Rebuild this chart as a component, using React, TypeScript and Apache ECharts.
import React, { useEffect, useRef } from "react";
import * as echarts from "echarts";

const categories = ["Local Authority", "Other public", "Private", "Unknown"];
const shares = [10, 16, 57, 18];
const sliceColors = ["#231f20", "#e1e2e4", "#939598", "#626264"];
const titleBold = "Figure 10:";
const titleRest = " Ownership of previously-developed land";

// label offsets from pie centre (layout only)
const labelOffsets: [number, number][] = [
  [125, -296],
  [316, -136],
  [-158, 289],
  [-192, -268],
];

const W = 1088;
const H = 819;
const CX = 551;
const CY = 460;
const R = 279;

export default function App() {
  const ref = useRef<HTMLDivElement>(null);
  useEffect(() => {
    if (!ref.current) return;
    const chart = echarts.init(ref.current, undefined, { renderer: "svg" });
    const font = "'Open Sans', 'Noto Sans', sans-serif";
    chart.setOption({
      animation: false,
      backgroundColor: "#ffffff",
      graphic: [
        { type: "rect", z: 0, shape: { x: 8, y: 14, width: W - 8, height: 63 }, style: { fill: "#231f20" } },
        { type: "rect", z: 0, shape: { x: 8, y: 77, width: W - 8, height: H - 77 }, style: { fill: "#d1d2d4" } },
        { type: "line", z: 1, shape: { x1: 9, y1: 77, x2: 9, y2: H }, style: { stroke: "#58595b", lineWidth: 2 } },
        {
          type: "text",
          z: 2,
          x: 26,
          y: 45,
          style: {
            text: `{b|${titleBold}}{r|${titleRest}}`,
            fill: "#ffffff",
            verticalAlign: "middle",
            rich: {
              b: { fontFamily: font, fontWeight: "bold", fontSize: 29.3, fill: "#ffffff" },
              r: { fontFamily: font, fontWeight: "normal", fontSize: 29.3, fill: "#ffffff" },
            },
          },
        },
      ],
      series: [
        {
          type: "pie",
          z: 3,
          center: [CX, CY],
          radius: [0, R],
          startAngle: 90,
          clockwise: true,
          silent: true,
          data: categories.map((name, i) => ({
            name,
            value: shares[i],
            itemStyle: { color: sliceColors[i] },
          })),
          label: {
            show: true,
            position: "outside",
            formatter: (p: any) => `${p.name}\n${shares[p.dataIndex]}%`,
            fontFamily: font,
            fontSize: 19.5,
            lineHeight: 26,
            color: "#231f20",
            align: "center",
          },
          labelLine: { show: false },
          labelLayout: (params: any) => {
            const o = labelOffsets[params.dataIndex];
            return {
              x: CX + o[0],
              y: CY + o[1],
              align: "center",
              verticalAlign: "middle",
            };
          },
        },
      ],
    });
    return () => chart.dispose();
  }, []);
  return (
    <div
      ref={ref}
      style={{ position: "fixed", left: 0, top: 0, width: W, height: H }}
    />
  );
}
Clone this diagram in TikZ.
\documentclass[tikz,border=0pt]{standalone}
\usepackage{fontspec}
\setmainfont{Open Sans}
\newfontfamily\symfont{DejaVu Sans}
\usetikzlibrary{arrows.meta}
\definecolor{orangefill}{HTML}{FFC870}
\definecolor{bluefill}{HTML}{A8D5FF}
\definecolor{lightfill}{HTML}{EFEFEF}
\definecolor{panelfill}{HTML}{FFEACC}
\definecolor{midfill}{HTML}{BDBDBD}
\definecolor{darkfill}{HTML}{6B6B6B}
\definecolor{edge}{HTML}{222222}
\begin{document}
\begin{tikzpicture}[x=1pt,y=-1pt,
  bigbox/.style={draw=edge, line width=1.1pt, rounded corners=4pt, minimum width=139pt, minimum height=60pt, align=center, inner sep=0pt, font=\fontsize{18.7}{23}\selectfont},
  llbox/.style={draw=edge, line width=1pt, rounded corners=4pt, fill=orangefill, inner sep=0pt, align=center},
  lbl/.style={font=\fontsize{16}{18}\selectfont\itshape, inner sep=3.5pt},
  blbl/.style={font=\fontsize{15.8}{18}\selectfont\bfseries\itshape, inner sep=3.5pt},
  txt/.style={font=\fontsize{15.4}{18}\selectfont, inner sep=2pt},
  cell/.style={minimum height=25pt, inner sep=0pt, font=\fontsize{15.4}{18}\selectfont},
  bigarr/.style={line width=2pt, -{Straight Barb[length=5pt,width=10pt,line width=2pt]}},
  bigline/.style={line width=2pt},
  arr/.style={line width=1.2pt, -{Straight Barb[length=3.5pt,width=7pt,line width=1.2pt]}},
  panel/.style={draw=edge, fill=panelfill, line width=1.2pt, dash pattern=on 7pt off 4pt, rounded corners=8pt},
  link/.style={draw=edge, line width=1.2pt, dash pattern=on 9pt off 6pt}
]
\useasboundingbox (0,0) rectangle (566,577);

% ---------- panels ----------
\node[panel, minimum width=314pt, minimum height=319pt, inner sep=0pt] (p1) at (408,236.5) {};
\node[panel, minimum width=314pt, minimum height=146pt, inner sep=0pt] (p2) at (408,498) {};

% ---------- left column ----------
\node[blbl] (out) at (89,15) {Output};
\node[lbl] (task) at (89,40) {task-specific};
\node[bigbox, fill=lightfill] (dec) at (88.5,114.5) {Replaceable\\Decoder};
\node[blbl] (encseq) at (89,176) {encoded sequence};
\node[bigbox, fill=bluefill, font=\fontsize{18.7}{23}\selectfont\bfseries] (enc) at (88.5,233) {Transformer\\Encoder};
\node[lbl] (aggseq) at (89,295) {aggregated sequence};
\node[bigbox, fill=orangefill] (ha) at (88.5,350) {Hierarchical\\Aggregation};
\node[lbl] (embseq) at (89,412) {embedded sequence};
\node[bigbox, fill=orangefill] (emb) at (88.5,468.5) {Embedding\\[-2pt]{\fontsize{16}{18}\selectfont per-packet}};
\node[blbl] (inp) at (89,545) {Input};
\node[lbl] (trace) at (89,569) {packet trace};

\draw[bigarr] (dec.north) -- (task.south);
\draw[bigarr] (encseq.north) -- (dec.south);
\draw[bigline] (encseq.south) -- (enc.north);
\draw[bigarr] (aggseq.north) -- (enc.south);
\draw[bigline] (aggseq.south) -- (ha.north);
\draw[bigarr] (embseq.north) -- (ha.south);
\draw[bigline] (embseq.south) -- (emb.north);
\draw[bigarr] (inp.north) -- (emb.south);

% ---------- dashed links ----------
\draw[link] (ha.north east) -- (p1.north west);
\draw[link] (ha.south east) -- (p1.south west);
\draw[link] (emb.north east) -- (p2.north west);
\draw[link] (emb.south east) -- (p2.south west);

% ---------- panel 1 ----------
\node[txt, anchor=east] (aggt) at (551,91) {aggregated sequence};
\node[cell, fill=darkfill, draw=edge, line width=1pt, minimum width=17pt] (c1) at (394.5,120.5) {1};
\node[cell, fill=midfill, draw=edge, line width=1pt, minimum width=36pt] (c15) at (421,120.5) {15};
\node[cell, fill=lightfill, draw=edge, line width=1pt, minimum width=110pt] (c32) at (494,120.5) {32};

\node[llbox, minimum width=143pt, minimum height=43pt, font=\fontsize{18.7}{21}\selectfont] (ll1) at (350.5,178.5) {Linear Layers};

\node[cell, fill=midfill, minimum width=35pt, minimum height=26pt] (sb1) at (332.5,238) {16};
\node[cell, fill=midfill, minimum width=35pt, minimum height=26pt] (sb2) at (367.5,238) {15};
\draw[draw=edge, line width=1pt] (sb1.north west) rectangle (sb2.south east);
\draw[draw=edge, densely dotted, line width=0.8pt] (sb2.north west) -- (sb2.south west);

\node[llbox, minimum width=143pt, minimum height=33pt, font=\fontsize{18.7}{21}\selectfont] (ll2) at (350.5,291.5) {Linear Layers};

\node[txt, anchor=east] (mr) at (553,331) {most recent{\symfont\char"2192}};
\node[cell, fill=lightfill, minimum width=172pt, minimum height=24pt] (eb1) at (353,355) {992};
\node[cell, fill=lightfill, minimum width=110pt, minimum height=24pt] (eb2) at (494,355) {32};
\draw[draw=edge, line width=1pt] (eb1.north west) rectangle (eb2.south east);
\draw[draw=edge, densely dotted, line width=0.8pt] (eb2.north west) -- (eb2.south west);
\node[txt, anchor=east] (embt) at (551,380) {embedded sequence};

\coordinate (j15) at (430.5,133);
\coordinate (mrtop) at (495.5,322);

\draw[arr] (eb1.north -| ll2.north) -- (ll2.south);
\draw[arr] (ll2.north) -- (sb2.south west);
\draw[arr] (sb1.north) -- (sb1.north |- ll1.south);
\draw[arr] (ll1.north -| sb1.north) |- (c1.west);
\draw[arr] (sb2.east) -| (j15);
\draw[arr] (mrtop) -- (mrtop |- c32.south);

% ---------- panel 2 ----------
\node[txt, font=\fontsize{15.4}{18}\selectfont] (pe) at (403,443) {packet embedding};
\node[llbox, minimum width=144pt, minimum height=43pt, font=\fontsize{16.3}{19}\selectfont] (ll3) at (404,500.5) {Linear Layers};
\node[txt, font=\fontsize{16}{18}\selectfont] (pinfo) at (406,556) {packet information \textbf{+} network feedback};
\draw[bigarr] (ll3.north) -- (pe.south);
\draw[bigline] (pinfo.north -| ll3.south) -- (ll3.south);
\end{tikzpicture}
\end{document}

▬▬▬

INSTRUCTIONS TO FOLLOW: Reproduce exactly the lines that run from the start of the records to the line with "const R = 279;", both included.

RESPONSE TO THIS TASK:
Rebuild this chart as a component, using React, TypeScript and Apache ECharts.
import React, { useEffect, useRef } from "react";
import * as echarts from "echarts";

const categories = ["Local Authority", "Other public", "Private", "Unknown"];
const shares = [10, 16, 57, 18];
const sliceColors = ["#231f20", "#e1e2e4", "#939598", "#626264"];
const titleBold = "Figure 10:";
const titleRest = " Ownership of previously-developed land";

// label offsets from pie centre (layout only)
const labelOffsets: [number, number][] = [
  [125, -296],
  [316, -136],
  [-158, 289],
  [-192, -268],
];

const W = 1088;
const H = 819;
const CX = 551;
const CY = 460;
const R = 279;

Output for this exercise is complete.